Anger and annoyance: 
"Well, what's the purpose of this? Why are you selling it?"
"What would I do wih snow?"



Amusement:
"Is this a hidden camera prank? Am I going to be on Zapping (like, a Catalan Punked) next week?"

Respect:
"Que guay!"
"How cool!"



Yva didn't even tell me what was in the envelopes until 3 hours after I'd been standing there. Suffice it to say, you just might buy it if you knew what was in it. She's a visual artist; then the sale of that art becomes a tableau that potential buyers enter. It's about the exchange. The show. The story, in the end, the story to tell, that's the ultimate creation.

The day before, Yva sold spoons in Plaza del Pi. Teaspoons she'd sent to artists she knows around the world. Some were international art hot shots like Lucio Pozzi, the Italian painter last seen at Art Basel, and Belgian Johan Grimonprez, the filmmaking Belgian who brought us 'Double Take', a meditation on Hitchcock and an accidental doppelganger. She asked them to create a sample of their work that fits in the spoon, and then set a price for it. Some artists requested as much as 200 euros for their spoon sample. Others wanted only a photo of the buyer, or requested the buyer hold hands with Yva for a few minutes as payment. One sample was set as priceless. The little boy who bought this one decided a hug and kiss, literally, fit the bill.

It's these stories, beyond the tangible art; what Yva, in her lilting English calls, "accidents" that she's in search of. Sparks. Magic. Curiosities. The sublime. That which, as Kant says, reveals something in excess of the object.

The best is to see it for yourself. Like that time she sold bags of artists' breath in Union Square, and that performance yeilded another.
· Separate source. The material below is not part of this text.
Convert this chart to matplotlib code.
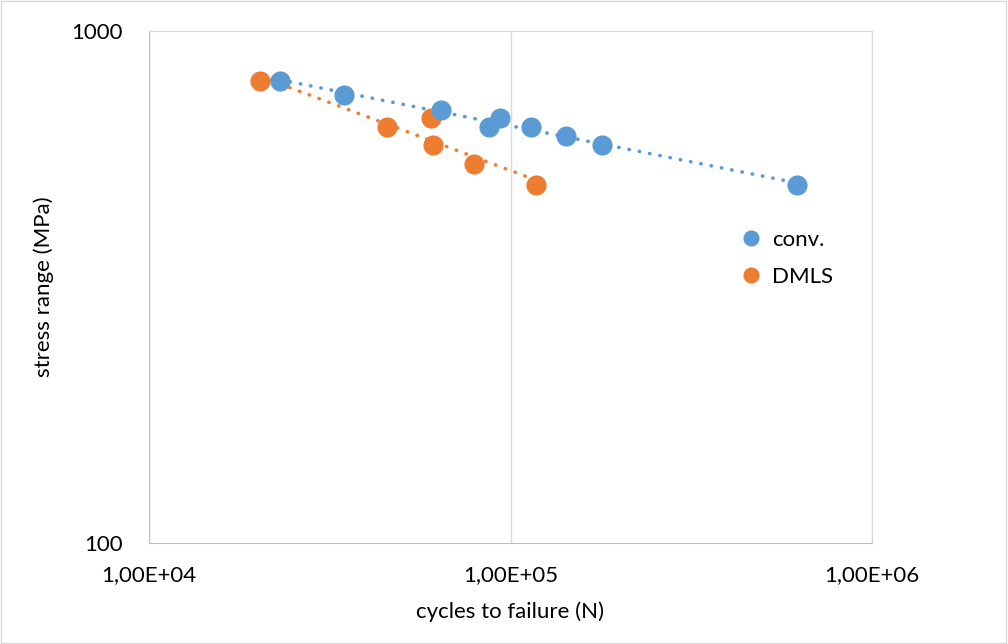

Spring Sale on Saturdays from Yva Jung on Vimeo.


Photos via Joel Ventura

14 comments:

Tumbit said...

I think I would fall into the "WTF...?" Category. As far as 'art' goes. I can just about get my head around an oil painting but anything else leaves me completely indifferent. Good luck to her though, and hope she make make a living out of whatever she does. (Sounds like a different word for a 'con man' though, if you ask me)

ieishah said...

It would have been so much more clever had you written 'con artist' instead of 'con man'. Actually, she's on a full art scholarship in New York, and is headed to London on a full scholarship to do a PhD in art... She seems to neither need our luck or our money.

Guyana-Gyal said...

This gal would do well in the ad world. It's all about how you market something. People would buy ANYTHING if properly conned.

ieishah said...

Actually, she would suck!! Maybe I wasn't clear: she didn't sell anything!! What she did sell, she sold for dances, hugs, hand-holds... The art peice is the sale. Again: she didn't sell anything. How's that a con? How would she possibly be good at marketing?

Tumbit said...

I'd like to say that I saw the obvious pun, but felt it tacky and inappropriate to use it.
(ok, ok - so I missed it ....)

ieishah said...

Haha! Tumbit, you know, obvious puns, tacky and inappropriate all have their place in this world. *Especially* on this blog!

This Hungry Hippo said...

I love it! Now she is the kind of art teacher I needed as a kid...that "thinking outside of the box" kind of art is rare.

Anonymous said...

hmmm nothing special.,.,such a shame public money is spend on things like that.,.,world would be the same without envelopes filled with snow.,.,no difference

ieishah said...

No public money was spent on this. At all. Some of us do nothing. Others create a deficit. Your comment leaves me to believe you just may be the latter.

Tumbit said...

... Why am I thinking of 'David Blaine' here ?

ieishah said...

Tumbit, that's not an un-apt comparison...I saw David Blaine submerge himself in water for a week or something in Lincoln Center in NY....there was a similar "Is he serious?" air of mistrust going on...watching the reactions was as interesting as watching him.

Divineroots said...

This is great stuff, i like the fact that she was open minded enough and brave to go out there and do her thing. Art is life life is art, the fact people stopped and conversed with her means that she did in a sense sell her art, it was bought by everyone who passed,stopped and stared..lol good work.